- Born: Richard Gilder Rockefeller January 20, 1949 New York City, U.S.
- Died: June 13, 2014 (aged 65) Harrison, New York, U.S.
- Education: Harvard University (BA, MEd, MD)
- Occupation: Physician
- Spouses: Maeve Rockefeller; Nancy King;
- Children: 2
- Parent(s): David Rockefeller Margaret McGrath
- Relatives: Rockefeller family

= Richard Rockefeller =

American physician (1949–2014)

Richard Gilder Rockefeller (January 20, 1949 – June 13, 2014) was an American heir and family physician in Falmouth, Maine, who practiced and taught medicine in Portland, Maine, from 1982 to 2000. He was a son of David Rockefeller, a grandson of financier and philanthropist John D. Rockefeller Jr., and a great-grandson of Standard Oil co-founder John D. Rockefeller.

==Early life and education==
Rockefeller was born on January 20, 1949, to Margaret (née McGrath) Rockefeller and banker David Rockefeller. He was also a grandson of American financier John D. Rockefeller Jr., and a great-grandson of American business magnate and philanthropist John D. Rockefeller Sr.

Rockefeller obtained an undergraduate degree from Harvard University, a master's degree in education, and a medical degree from Harvard Medical School.

==Career==
He was chairman of the United States Advisory Board of Doctors Without Borders from 1989 until 2010, and served on the board of Rockefeller University in New York City until 2006. In the last few years of his life, Rockefeller was working to establish better worldwide methods of treatment for individuals suffering from post-traumatic stress disorder. Richard gave an inspiring talk at the San Francisco Commonwealth Club (December 9, 2013) about the use of MDMA-assisted psychotherapy to treat PTSD. During the last few years of his life, he dedicated time and resources to the research and development of GcMAF therapy, an immune boosting injection that has been successful in treating cancer and other diseases.

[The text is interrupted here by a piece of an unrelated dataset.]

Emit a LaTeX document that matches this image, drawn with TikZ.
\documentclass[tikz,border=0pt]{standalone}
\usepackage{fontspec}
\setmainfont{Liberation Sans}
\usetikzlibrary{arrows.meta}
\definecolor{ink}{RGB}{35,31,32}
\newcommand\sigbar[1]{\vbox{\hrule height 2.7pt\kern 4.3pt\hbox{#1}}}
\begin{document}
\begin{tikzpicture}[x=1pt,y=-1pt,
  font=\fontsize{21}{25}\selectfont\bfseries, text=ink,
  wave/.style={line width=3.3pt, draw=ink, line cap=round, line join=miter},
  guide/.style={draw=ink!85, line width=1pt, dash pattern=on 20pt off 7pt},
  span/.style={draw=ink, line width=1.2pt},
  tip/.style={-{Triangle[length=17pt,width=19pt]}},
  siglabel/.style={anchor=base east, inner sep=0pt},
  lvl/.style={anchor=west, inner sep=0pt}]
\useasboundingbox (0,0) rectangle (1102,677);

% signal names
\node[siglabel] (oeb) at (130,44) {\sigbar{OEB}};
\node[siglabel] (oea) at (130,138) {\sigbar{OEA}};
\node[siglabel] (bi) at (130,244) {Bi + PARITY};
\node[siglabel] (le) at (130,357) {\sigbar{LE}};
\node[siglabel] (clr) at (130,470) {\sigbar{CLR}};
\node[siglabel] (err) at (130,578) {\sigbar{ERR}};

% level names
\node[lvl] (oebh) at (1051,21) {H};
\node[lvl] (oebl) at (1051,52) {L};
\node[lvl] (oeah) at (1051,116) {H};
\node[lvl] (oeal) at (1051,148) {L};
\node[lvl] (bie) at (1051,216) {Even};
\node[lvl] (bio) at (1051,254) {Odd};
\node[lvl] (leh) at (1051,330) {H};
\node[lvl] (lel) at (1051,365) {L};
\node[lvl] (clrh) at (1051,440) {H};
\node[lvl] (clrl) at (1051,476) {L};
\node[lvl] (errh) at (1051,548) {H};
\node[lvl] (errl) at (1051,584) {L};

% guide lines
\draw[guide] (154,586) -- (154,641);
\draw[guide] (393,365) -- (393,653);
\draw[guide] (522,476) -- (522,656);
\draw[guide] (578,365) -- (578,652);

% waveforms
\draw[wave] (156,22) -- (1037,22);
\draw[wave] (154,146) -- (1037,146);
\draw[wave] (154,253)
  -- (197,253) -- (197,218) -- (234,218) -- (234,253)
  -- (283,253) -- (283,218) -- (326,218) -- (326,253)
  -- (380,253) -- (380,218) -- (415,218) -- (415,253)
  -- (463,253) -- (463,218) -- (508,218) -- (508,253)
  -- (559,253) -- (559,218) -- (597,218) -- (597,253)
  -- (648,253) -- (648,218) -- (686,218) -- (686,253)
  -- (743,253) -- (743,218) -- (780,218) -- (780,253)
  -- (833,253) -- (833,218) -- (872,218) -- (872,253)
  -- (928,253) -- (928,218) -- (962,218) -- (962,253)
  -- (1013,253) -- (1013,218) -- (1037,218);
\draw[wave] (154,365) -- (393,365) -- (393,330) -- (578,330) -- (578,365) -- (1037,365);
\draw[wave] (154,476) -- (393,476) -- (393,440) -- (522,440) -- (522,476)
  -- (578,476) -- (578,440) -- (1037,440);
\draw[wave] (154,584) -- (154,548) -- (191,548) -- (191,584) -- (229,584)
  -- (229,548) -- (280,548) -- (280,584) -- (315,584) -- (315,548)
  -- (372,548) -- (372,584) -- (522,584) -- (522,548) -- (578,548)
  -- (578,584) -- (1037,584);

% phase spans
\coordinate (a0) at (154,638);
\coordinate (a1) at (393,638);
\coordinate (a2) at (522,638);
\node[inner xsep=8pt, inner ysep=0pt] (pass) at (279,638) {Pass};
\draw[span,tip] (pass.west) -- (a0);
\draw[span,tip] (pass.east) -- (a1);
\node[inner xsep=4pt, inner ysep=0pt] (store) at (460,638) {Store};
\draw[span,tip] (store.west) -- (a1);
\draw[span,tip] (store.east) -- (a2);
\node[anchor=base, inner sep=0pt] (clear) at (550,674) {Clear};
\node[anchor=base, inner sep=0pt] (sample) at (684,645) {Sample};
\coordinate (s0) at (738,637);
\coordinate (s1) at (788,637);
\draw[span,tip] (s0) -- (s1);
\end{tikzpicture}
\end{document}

Rockefeller was the founder and former chairman of Hour Exchange Portland, a service credit barter in Portland and throughout the state of Maine. He also served as chairman of the board of Maine Coast Heritage Trust from 2000 to 2006. Rockefeller served as president of the Rockefeller Brothers Fund.

==Personal life==
Rockefeller was first married to Nancy C. Anderson, with whom he had two children, Clayton and Rebecca. After their divorce, he married Nancy King, and was the stepfather to her two children. After their divorce, his first wife remarried to Dale Gowen.

==Death==
At the time of his death, Rockefeller, an experienced pilot, was flying home after visiting his father at the Rockefeller family estate in Pocantico Hills, a hamlet in the town of Mount Pleasant, New York. The family patriarch, his father, David Rockefeller, had celebrated his 99th birthday on June 12, 2014.

Rockefeller took off from Westchester County Airport in a Piper Meridian single-engine turboprop at 8:08 a.m. on Friday, June 13, 2014, departing from runway 16 in dense fog and steady rain. Less than 10 minutes later, the Federal Aviation Administration notified airport officials it had lost contact with the pilot. At 8:23 a.m. local police in the town of Harrison, New York, reported Rockefeller's plane crashed less than a mile from the airport in the town of Harrison. Rockefeller, the pilot, was the only person in the private plane.

The cause of the crash was attributed to the pilot's failure to maintain a positive climb rate after takeoff due to spatial disorientation (somatogravic illusion).

Rockefeller was the only one of the six siblings to have died during his father's lifetime. Through him, he was also a nephew of the late U.S. Vice President Nelson Rockefeller.